▶ _WRITTEN PROBLEM_:
Repeat word for word the opening stretch of the entries, from the first line through the line containing "W, H, DPI = 1114, 614, 100".

╭─ INFORMATION SUPPLIED

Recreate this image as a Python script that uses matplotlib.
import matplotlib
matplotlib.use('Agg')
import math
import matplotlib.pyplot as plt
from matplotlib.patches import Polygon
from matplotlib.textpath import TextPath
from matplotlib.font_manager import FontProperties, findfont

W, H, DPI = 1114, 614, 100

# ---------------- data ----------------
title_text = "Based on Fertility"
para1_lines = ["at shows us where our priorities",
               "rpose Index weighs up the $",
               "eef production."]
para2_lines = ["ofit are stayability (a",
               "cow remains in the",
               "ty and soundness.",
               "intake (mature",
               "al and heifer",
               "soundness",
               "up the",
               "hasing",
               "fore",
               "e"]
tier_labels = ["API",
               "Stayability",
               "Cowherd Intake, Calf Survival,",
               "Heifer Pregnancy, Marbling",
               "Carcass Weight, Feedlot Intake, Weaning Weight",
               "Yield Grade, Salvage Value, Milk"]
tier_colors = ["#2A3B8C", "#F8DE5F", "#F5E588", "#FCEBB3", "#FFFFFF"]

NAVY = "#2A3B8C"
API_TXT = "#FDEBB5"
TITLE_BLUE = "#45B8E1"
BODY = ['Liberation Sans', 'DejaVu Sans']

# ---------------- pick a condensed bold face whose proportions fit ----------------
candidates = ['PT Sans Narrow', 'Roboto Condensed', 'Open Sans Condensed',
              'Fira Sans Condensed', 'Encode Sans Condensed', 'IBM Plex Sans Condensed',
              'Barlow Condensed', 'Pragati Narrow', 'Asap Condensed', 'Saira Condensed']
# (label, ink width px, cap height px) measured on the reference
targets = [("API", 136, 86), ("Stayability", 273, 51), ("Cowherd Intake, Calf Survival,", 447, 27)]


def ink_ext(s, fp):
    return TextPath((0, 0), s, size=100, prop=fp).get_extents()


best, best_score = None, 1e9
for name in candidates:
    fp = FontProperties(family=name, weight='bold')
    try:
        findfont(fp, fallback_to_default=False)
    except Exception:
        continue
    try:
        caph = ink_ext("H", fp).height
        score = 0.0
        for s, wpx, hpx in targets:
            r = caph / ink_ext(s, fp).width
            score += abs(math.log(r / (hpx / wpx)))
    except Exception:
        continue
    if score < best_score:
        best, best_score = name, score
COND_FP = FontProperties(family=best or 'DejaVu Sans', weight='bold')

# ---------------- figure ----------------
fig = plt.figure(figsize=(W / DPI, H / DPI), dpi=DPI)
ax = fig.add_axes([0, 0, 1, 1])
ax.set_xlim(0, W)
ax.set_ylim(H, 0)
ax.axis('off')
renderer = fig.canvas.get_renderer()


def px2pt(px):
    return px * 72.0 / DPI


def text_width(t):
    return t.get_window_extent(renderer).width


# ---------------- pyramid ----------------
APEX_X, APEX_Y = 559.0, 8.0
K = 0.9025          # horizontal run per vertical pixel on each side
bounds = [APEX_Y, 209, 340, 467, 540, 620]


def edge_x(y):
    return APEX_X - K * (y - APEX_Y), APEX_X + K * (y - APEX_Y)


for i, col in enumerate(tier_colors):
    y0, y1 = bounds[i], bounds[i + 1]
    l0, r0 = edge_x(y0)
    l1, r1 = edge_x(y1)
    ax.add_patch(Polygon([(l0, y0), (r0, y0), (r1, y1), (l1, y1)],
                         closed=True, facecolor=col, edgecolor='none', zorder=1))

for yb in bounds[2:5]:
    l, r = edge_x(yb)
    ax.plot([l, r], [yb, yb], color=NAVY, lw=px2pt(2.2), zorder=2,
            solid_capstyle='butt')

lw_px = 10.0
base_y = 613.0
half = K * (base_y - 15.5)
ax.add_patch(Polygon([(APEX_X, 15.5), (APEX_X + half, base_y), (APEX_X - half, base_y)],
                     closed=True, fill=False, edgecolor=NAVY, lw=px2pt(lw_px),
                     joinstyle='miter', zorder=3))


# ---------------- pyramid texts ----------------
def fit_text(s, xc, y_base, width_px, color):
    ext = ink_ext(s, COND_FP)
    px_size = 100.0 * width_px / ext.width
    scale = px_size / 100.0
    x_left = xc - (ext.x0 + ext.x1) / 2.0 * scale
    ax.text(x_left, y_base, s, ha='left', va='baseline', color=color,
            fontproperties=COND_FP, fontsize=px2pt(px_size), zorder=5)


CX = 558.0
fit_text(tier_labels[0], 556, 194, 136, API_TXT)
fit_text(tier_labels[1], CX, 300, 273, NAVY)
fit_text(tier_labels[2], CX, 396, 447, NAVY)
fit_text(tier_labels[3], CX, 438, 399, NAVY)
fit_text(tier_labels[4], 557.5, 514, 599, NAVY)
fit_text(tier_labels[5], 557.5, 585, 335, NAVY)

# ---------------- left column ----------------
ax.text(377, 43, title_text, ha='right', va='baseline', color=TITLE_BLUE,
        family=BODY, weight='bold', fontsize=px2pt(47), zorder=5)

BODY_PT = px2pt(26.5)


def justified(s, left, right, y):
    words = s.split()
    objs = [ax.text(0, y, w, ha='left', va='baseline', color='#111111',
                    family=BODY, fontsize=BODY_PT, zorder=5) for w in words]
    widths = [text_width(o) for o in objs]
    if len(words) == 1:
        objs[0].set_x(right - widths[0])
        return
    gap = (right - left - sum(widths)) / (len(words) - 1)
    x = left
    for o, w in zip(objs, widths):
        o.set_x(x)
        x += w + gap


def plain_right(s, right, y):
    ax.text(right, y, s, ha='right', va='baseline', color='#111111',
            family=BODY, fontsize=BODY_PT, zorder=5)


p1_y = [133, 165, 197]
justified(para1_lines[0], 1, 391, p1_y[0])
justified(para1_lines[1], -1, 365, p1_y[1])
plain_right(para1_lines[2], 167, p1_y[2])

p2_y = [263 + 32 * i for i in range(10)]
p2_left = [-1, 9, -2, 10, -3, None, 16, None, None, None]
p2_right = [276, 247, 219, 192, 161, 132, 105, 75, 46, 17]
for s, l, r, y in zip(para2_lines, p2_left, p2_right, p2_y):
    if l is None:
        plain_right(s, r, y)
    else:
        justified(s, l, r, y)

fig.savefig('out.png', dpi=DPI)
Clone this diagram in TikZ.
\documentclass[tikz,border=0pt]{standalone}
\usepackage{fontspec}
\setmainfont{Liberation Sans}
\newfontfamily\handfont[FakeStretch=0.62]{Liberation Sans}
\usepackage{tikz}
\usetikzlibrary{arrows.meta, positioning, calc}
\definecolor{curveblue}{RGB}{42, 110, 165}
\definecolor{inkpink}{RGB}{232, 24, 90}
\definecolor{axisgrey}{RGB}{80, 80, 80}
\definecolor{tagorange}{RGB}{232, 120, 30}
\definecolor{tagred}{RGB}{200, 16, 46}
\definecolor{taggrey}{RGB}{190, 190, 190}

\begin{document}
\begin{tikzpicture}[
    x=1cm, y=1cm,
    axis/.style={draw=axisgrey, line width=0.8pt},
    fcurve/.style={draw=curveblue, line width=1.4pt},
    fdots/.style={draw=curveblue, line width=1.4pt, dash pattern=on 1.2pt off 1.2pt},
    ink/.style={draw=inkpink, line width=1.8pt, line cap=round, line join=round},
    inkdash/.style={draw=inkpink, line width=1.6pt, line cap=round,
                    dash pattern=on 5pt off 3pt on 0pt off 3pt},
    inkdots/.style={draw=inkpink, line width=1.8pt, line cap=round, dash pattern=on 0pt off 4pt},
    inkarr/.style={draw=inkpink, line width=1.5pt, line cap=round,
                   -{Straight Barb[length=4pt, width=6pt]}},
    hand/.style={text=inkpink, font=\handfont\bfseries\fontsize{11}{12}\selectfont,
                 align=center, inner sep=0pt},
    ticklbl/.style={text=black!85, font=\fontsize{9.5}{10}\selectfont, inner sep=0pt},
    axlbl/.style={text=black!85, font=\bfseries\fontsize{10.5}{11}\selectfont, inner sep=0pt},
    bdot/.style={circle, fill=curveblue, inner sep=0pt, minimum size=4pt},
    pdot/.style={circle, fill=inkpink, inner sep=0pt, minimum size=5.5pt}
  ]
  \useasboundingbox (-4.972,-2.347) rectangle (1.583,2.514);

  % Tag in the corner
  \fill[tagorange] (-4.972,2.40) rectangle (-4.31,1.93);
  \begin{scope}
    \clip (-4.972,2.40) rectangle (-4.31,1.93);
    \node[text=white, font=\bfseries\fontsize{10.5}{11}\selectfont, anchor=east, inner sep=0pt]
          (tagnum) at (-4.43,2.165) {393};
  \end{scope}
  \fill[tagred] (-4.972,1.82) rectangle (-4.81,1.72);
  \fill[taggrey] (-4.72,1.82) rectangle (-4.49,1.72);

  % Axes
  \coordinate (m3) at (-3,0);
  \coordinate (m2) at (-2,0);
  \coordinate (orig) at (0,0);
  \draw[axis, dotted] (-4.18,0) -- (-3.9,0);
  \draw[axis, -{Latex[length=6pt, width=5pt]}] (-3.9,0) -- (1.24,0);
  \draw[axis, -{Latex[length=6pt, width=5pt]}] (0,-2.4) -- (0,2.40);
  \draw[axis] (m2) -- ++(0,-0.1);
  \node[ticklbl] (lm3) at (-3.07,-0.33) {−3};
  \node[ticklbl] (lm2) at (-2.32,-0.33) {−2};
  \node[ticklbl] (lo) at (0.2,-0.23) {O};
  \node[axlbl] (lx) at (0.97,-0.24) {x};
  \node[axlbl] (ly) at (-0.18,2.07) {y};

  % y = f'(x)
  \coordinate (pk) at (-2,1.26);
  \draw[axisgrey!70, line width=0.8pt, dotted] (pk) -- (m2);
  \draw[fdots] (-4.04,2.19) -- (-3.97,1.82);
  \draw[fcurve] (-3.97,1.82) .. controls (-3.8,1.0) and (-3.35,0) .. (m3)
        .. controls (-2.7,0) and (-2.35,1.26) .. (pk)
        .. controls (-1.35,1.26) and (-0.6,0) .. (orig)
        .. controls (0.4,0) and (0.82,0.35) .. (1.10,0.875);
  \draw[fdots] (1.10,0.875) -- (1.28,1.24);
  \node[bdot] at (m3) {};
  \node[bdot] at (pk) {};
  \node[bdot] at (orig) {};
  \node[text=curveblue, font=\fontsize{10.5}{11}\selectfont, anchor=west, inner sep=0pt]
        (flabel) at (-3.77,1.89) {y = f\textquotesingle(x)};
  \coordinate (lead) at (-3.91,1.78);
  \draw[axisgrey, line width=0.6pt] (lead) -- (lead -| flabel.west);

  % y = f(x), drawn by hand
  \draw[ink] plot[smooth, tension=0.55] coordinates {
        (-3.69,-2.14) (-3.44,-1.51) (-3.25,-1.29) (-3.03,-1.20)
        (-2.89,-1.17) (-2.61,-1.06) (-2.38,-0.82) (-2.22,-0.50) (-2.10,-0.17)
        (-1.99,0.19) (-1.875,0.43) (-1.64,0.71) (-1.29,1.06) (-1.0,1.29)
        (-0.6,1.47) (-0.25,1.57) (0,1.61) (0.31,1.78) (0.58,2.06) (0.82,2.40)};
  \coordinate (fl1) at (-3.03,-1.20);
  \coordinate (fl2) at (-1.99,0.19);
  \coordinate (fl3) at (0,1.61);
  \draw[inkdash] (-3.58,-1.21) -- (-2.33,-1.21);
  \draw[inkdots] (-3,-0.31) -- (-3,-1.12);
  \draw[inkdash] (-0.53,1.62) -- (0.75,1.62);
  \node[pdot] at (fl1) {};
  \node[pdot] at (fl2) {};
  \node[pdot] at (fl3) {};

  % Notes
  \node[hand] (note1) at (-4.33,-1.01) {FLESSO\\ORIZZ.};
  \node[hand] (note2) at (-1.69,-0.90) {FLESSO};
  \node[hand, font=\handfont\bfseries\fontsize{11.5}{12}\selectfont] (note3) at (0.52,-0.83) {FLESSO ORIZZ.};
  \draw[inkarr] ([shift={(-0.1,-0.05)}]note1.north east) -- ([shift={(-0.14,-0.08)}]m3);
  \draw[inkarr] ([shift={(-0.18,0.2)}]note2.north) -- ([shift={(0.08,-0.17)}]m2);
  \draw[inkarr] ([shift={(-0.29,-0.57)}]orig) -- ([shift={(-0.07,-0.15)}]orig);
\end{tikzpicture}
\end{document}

╰─

▶ _SOLUTION TO THIS EXERCISE_:
Recreate this image as a Python script that uses matplotlib.
import matplotlib
matplotlib.use('Agg')
import math
import matplotlib.pyplot as plt
from matplotlib.patches import Polygon
from matplotlib.textpath import TextPath
from matplotlib.font_manager import FontProperties, findfont

W, H, DPI = 1114, 614, 100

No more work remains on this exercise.